# Kansas buck 2020



## Kennybks (Mar 29, 2010)

Wanted to share a buck that I got pictures of from a friend. I don't know the hunter or I would give credits.

I know it was legally taken by bow in north central Kansas. Awesome animal. If I hear more about the score, I will share.


----------



## jeffm (Sep 20, 2008)

What a beast! Thanks for sharing it.


----------



## thill (Aug 23, 2006)

Incredible deer!


----------



## Walleyze247 (Mar 20, 2009)

Man that 2nd picture gives another perspective.
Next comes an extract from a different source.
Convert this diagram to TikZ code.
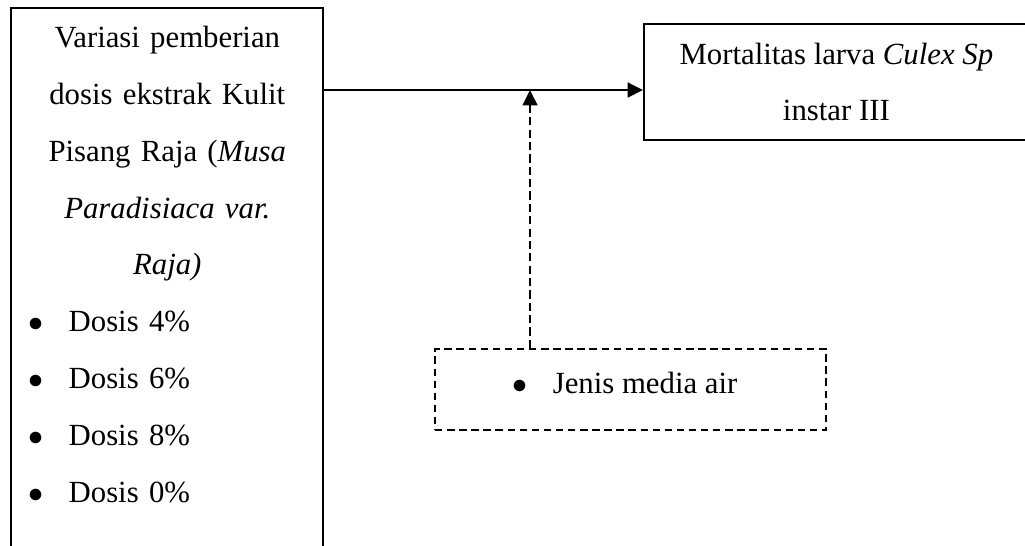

My buddy just moved to Topeka, mmmm. Thanks for sharing.


----------



## Bucman (Jun 29, 2016)

Wow!


----------



## Stubee (May 26, 2010)

They get some big ones there. I’ve not hunted it but a friend does and they get some B&C bucks. That buck in the pics is of course a serious trophy.


----------



## MrFysch (Feb 9, 2008)

Wow!


----------



## beer and nuts (Jan 2, 2001)

Maybe the hunter is a scrawny 145 pounds and 5”7


----------



## DEDGOOSE (Jan 19, 2007)

beer and nuts said:


> Maybe the hunter is a scrawny 145 pounds and 5”7


I take offense


----------



## beer and nuts (Jan 2, 2001)

Dedgoose, you must shoot big body deer as well! Lol.


----------



## snortwheeze (Jul 31, 2012)

Wow, look like damn elk horns !


----------